Langzeitfolgen gibt es Joos zufolge auf drei Ebenen: der psychischen, der biologischen und der sozialen. Operationen und andere Therapien haben starke Nebenwirkungen und können langfristig Schaden anrichten. «Manche Frauen kommen zum Beispiel vorzeitig in die Wechseljahre», sagt Susanne Weg-Remers, Leiterin des Krebsinformationsdienstes. Andere Patienten behalten etwa Nervenschäden zurück.

Zu Beginn einer Therapie steht das Überleben des Patienten im Mittelpunkt. Doch es lohnt sich, von Anfang an über mögliche Spätfolgen zu sprechen. «Die chronische Müdigkeit beispielsweise tritt sehr viel seltener auf, wenn sich die Patienten schon während der Chemotherapie unter Anleitung regelmäßig bewegen», sagt Joos.

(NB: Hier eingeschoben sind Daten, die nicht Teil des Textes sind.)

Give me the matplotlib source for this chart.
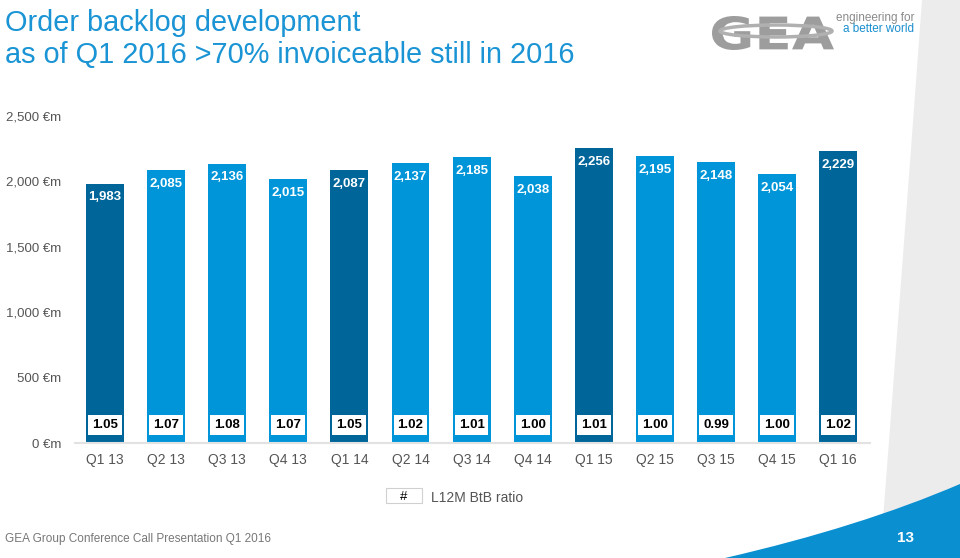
import numpy as np
import matplotlib.pyplot as plt
from matplotlib.patches import Rectangle, PathPatch, Ellipse
from matplotlib.path import Path
from matplotlib.textpath import TextPath
from matplotlib.font_manager import FontProperties
import matplotlib.transforms as mtransforms

quarters = ['Q1 13', 'Q2 13', 'Q3 13', 'Q4 13', 'Q1 14', 'Q2 14', 'Q3 14',
            'Q4 14', 'Q1 15', 'Q2 15', 'Q3 15', 'Q4 15', 'Q1 16']
backlog = [1983, 2085, 2136, 2015, 2087, 2137, 2185, 2038, 2256, 2195, 2148, 2054, 2229]
btb_ratio = ['1.05', '1.07', '1.08', '1.07', '1.05', '1.02', '1.01',
             '1.00', '1.01', '1.00', '0.99', '1.00', '1.02']
yticks = [0, 500, 1000, 1500, 2000, 2500]

dark = '#00669a'
light = '#0095d8'
grey_txt = '#555555'
colors = [dark if q.startswith('Q1') else light for q in quarters]

W, H = 960, 558
fig = plt.figure(figsize=(9.6, 5.58), dpi=100)
plt.rcParams['font.family'] = ['Liberation Sans', 'DejaVu Sans']

# background swoosh (bottom right)
bg = fig.add_axes([0, 0, 1, 1], zorder=-5)
bg.set_xlim(0, W)
bg.set_ylim(H, 0)
bg.axis('off')
grey_path = Path([(922, 0), (960, 0), (960, 558), (880, 558), (900, 300), (922, 0)],
                 [Path.MOVETO, Path.LINETO, Path.LINETO, Path.LINETO, Path.CURVE3, Path.CURVE3])
bg.add_patch(PathPatch(grey_path, fc='#ececec', ec='none'))
blue_path = Path([(725, 558), (860, 527), (960, 484), (960, 558), (725, 558)],
                 [Path.MOVETO, Path.CURVE3, Path.CURVE3, Path.LINETO, Path.CLOSEPOLY])
bg.add_patch(PathPatch(blue_path, fc='#0a8fd0', ec='none'))

# logo: stretch "GEA" into its box
tp = TextPath((0, 0), 'GEA', size=1, prop=FontProperties(family='DejaVu Sans', weight='bold'))
ext = tp.get_extents()
x0, x1, y0, y1 = 712, 834, 16, 50
logo_tf = mtransforms.Affine2D().translate(-ext.x0, -ext.y0) \
    .scale((x1 - x0) / ext.width, -(y1 - y0) / ext.height).translate(x0, y1)
bg.add_patch(PathPatch(logo_tf.transform_path(tp), fc='#9d9d9d', ec='none'))
bg.add_patch(Ellipse((776, 31), 112, 12, fill=False, ec='#b0b0b0', lw=2.5))
bg.text(836, 18, 'engineering for', fontsize=8.5, color='#8a8a8a', va='center', ha='left')
bg.text(843, 29, 'a better world', fontsize=8.5, color='#1b8fcf', va='center', ha='left')

# title and footer
fig.text(5 / W, 1 - 9 / H, 'Order backlog development\nas of Q1 2016 >70% invoiceable still in 2016',
         fontsize=20.8, color='#1a94d4', va='top', ha='left', linespacing=1.18)
fig.text(5 / W, 1 - 539 / H, 'GEA Group Conference Call Presentation Q1 2016',
         fontsize=8.5, color='#777777', va='center', ha='left')
fig.text(905 / W, 1 - 538 / H, '13', fontsize=11, color='white',
         fontweight='bold', va='center', ha='center')

# main chart
ax = fig.add_axes([75 / W, 1 - 443 / H, (870 - 75) / W, (443 - 116) / H])
x = np.arange(len(quarters))
ax.bar(x, backlog, width=0.62, color=colors, zorder=2)
ax.set_xlim(-0.49, 12.52)
ax.set_ylim(0, 2500)
for s in ['top', 'right', 'left']:
    ax.spines[s].set_visible(False)
ax.spines['bottom'].set_color('#e2e2e2')
ax.spines['bottom'].set_linewidth(1.5)
ax.set_yticks(yticks)
ax.set_yticklabels([f'{v:,} €m' for v in yticks], fontsize=9.5, color=grey_txt)
ax.set_xticks(x)
ax.set_xticklabels(quarters, fontsize=10, color=grey_txt)
ax.tick_params(length=0)
ax.tick_params(axis='y', pad=10)
ax.tick_params(axis='x', pad=7)

trans = mtransforms.blended_transform_factory(ax.transData, ax.transAxes)
for xi, v, r in zip(x, backlog, btb_ratio):
    ax.text(xi, v - 60, f'{v:,}', color='white', fontsize=9.5, fontweight='bold',
            ha='center', va='top')
    ax.text(xi, 0.055, r, transform=trans, color='black', fontsize=9.5,
            fontweight='bold', ha='center', va='center', zorder=3,
            bbox=dict(boxstyle='square,pad=0.3', fc='white', ec='none'))

# legend
bg.add_patch(Rectangle((386, 488), 36, 15, fc='white', ec='#d0d0d0', lw=0.8))
bg.text(404, 496, '#', fontsize=9.5, color='black', ha='center', va='center_baseline')
bg.text(431, 496, 'L12M BtB ratio', fontsize=10, color=grey_txt, ha='left', va='center_baseline')

fig.savefig('out.png', dpi=100)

Auf die Psyche schlägt eine Krebserkrankung in allen Phasen, sagt Joos: direkt nach der Diagnose, während der Therapie und auch später, bei der Frage, ob die Krankheit zurückkommt. Büchner hätte sich mehr Unterstützung gewünscht. «Ich bekam damals einfach nur gesagt: „Wir nehmen morgen ihre Brust ab“.» Mit dem, was das für sie bedeutete, fühlte sie sich völlig alleingelassen. Das habe Spuren hinterlassen.

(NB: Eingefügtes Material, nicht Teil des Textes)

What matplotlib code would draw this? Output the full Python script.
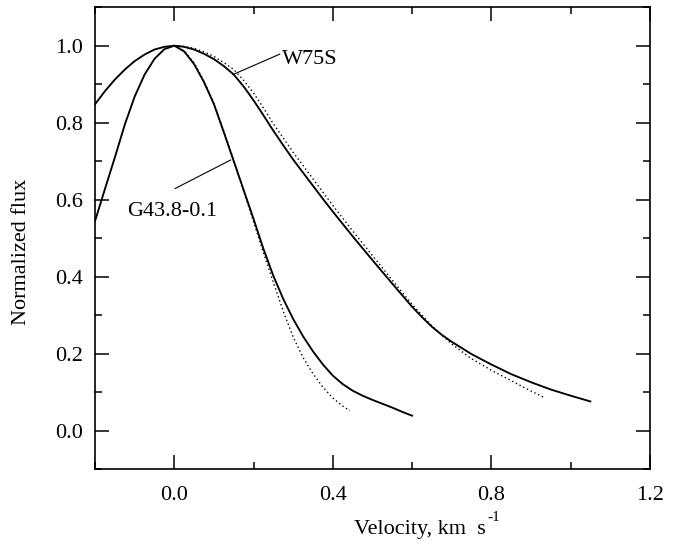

Die psychosoziale Seite der Krebserkrankung werde zu Anfang häufig vernachlässigt, sagt Joos. Sie ermutigt Patienten, sich gleich Hilfe zu suchen. Beratungsstellen gibt es bei der Deutschen Krebshilfe, beim Krebsinformationsdienst oder der Deutschen Krebsgesellschaft.

Büchner stellte sich nach der Operation und Chemotherapie auch eine Reihe praktischer Fragen. Nach maximal 78 Wochen zahlt die Krankenkasse kein Krankengeld mehr. Arbeiten konnte die dreifache Mutter zu diesem Zeitpunkt noch nicht. Idealerweise gibt es laut Weg-Remers in der Reha nicht nur medizinische und psychologische Hilfe, sondern auch eine sozialmedizinische Beratung, in der praktische Fragen geklärt werden: Kann ich irgendwann wieder in meinem Job arbeiten? Muss ich umschulen? 

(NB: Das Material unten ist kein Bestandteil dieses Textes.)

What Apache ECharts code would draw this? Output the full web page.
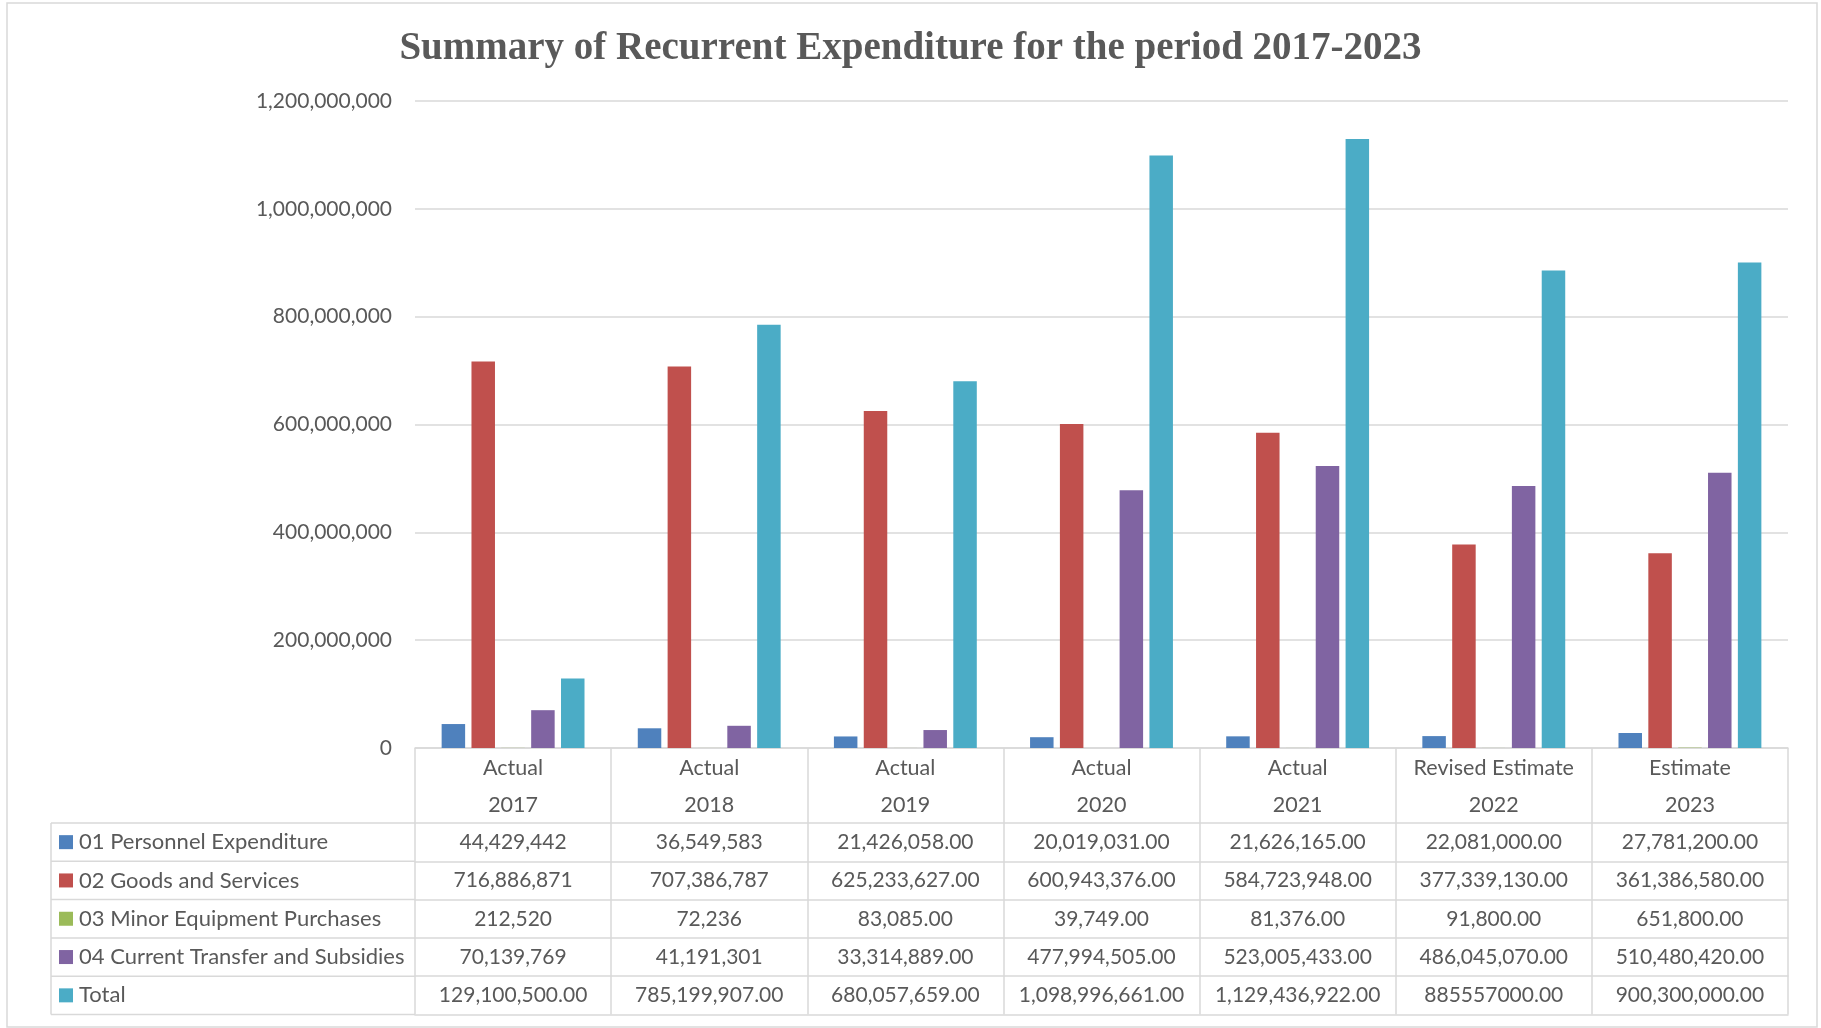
<!DOCTYPE html>
<html><head><meta charset="utf-8">
<script src="https://cdn.jsdelivr.net/npm/echarts/dist/echarts.min.js"></script>
<style>html,body{margin:0;padding:0;background:#fff}#c{width:1821px;height:1028px}</style>
</head><body><div id="c"></div>
<script>
// ---- data ----
const phases = ['Actual', 'Actual', 'Actual', 'Actual', 'Actual', 'Revised Estimate', 'Estimate'];
const years = ['2017', '2018', '2019', '2020', '2021', '2022', '2023'];
const seriesNames = ['01 Personnel Expenditure', '02 Goods and Services', '03 Minor Equipment Purchases', '04 Current Transfer and Subsidies', 'Total'];

const personnel = [44429442, 36549583, 21426058, 20019031, 21626165, 22081000, 27781200];
const goods = [716886871, 707386787, 625233627, 600943376, 584723948, 377339130, 361386580];
const minor = [212520, 72236, 83085, 39749, 81376, 91800, 651800];
const transfer = [70139769, 41191301, 33314889, 477994505, 523005433, 486045070, 510480420];
const total = [129100500, 785199907, 680057659, 1098996661, 1129436922, 885557000, 900300000];

// table cell labels as printed
const personnelLabels = ['44,429,442', '36,549,583', '21,426,058.00', '20,019,031.00', '21,626,165.00', '22,081,000.00', '27,781,200.00'];
const goodsLabels = ['716,886,871', '707,386,787', '625,233,627.00', '600,943,376.00', '584,723,948.00', '377,339,130.00', '361,386,580.00'];
const minorLabels = ['212,520', '72,236', '83,085.00', '39,749.00', '81,376.00', '91,800.00', '651,800.00'];
const transferLabels = ['70,139,769', '41,191,301', '33,314,889.00', '477,994,505.00', '523,005,433.00', '486,045,070.00', '510,480,420.00'];
const totalLabels = ['129,100,500.00', '785,199,907.00', '680,057,659.00', '1,098,996,661.00', '1,129,436,922.00', '885557000.00', '900,300,000.00'];

const yMin = 0, yMax = 1200000000, yInterval = 200000000;

// ---- layout / style ----
const seriesValues = [personnel, goods, minor, transfer, total];
const rowLabels = [personnelLabels, goodsLabels, minorLabels, transferLabels, totalLabels];
const colors = ['#4F81BD', '#C0504D', '#9BBB59', '#8064A2', '#4BACC6'];
const W = 1821, H = 1028;
const G = { left: 415, right: 1788, top: 101, zero: 748 };
const HEADER = 75, ROW = 38.3, TABLE_LEFT = 51;
const LINE = '#d9d9d9', LW = 1.5, TXT = '#595959';
const FONT = 'Lato';
const FS = 21;
const LEG_FS = 22;
const LEG_ITEM_H = 22;

const xAxes = [{
  type: 'category', gridIndex: 0, position: 'bottom', offset: 0,
  data: phases.map((p, i) => p + '\n' + years[i]),
  axisLine: { show: true, lineStyle: { color: LINE, width: LW } },
  axisTick: { show: true, interval: 0, length: HEADER, lineStyle: { color: LINE, width: LW } },
  axisLabel: { interval: 0, margin: 2, lineHeight: 37, fontSize: 21.5, color: TXT, fontFamily: FONT }
}];
rowLabels.forEach((labels, i) => {
  xAxes.push({
    type: 'category', gridIndex: 0, position: 'bottom', offset: HEADER + ROW * i,
    data: labels,
    axisLine: { show: true, lineStyle: { color: LINE, width: LW } },
    axisTick: { show: true, interval: 0, length: ROW, lineStyle: { color: LINE, width: LW } },
    axisLabel: { interval: 0, margin: 0, lineHeight: ROW, fontSize: FS, color: TXT, fontFamily: FONT }
  });
});
xAxes.push({
  type: 'category', gridIndex: 0, position: 'bottom', offset: HEADER + ROW * rowLabels.length,
  data: years,
  axisLine: { show: true, lineStyle: { color: LINE, width: LW } },
  axisTick: { show: false }, axisLabel: { show: false }
});

const tableTop = G.zero + HEADER;
const graphics = [
  { type: 'rect', shape: { x: 7, y: 3, width: 1810, height: 1024 }, style: { fill: null, stroke: LINE, lineWidth: 1.5 }, silent: true },
  { type: 'line', shape: { x1: TABLE_LEFT, y1: tableTop, x2: TABLE_LEFT, y2: tableTop + ROW * 5 }, style: { stroke: LINE, lineWidth: LW }, silent: true }
];
for (let k = 0; k <= 5; k++) {
  graphics.push({ type: 'line', shape: { x1: TABLE_LEFT, y1: tableTop + ROW * k, x2: G.left, y2: tableTop + ROW * k }, style: { stroke: LINE, lineWidth: LW }, silent: true });
}

const chart = echarts.init(document.getElementById('c'), null, { renderer: 'canvas' });
chart.setOption({
  backgroundColor: '#ffffff',
  animation: false,
  color: colors,
  title: {
    text: 'Summary of Recurrent Expenditure for the period 2017-2023',
    left: 'center', top: 29, padding: 0,
    textStyle: { fontFamily: 'Liberation Serif', fontWeight: 'bold', fontSize: 39, color: TXT }
  },
  legend: {
    orient: 'vertical', left: 59, top: tableTop + ROW / 2 - LEG_ITEM_H / 2, padding: 0,
    height: 300, width: 350,
    itemWidth: 14, itemHeight: 14, itemGap: ROW - LEG_ITEM_H, icon: 'rect', selectedMode: false,
    data: seriesNames,
    textStyle: { fontFamily: FONT, fontSize: LEG_FS, color: TXT, padding: [0, 0, 0, 1] }
  },
  grid: { left: G.left, right: W - G.right, top: G.top, bottom: H - G.zero, containLabel: false, outerBoundsMode: 'none' },
  xAxis: xAxes,
  yAxis: {
    type: 'value', min: yMin, max: yMax, interval: yInterval,
    axisLine: { show: false }, axisTick: { show: false },
    splitLine: { lineStyle: { color: LINE, width: LW } },
    axisLabel: { margin: 23, fontSize: FS, color: TXT, fontFamily: FONT, formatter: v => v.toLocaleString('en-US') }
  },
  graphic: graphics,
  series: seriesNames.map((name, i) => ({
    name, type: 'bar', xAxisIndex: 0, yAxisIndex: 0,
    data: seriesValues[i], barWidth: 23.5, barGap: '27%',
    itemStyle: { color: colors[i] }
  }))
});
</script>
</body></html>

Büchners Mann machte sie schließlich auf eine örtliche Selbsthilfegruppe aufmerksam. «Erst war ich skeptisch», gibt sie zu. Doch: «Die Leute dort waren gar nicht deprimiert und haben die ganze Zeit von ihren Leiden erzählt wie befürchtet. Sie waren fröhlich und haben gelacht.» Das habe ihr unheimlich gutgetan.

Heute leitet Büchner die Ortsgruppe in Bad Belzig bei Berlin, die mittlerweile zur Frauenselbsthilfe nach Krebs gehört. Sie organisiert Ausflüge, Sportgruppen, Fachvorträge. Es helfe nicht, die Folgen der Erkrankung zu ignorieren. Stattdessen müssten Patienten ihr Leben selbst wieder in die Hand nehmen und sich Hilfe suchen. Und dann gibt es auch noch die Hausärzte. «Sie spielen eine entscheidende Rolle, wenn die Patienten aus dem Krebszentrum entlassen werden», sagt Joos.

Bisher konzentriere sich die Nachsorge auf die Früherkennung von Rezidiven – also neuen Tumoren oder Tochtergeschwüren. «Das ist gut und wichtig, aber nicht alles», sagt Joos. Analog zum amerikanischen System, wo «Survivorship-Programme» biopsychosozial aufgestellt sind, gebe es auch in Deutschland immer mehr ganzheitlichere Nachsorge.

Uta Büchner beschäftigte manches auch Jahre später – etwa ihre verlorene Brust. «15 Jahre lang fühlte ich mich unvollkommen.» Dann erst fand sie über die Frauenselbsthilfe eine überzeugende Methode, durch eine OP die Brust aufzubauen. Der Operateur bat sie nach dem Eingriff um ihre Hand und legte diese auf die «neue» Brust. «Diesen Moment», sagt Büchner, «den vergesse ich nie in meinem Leben.»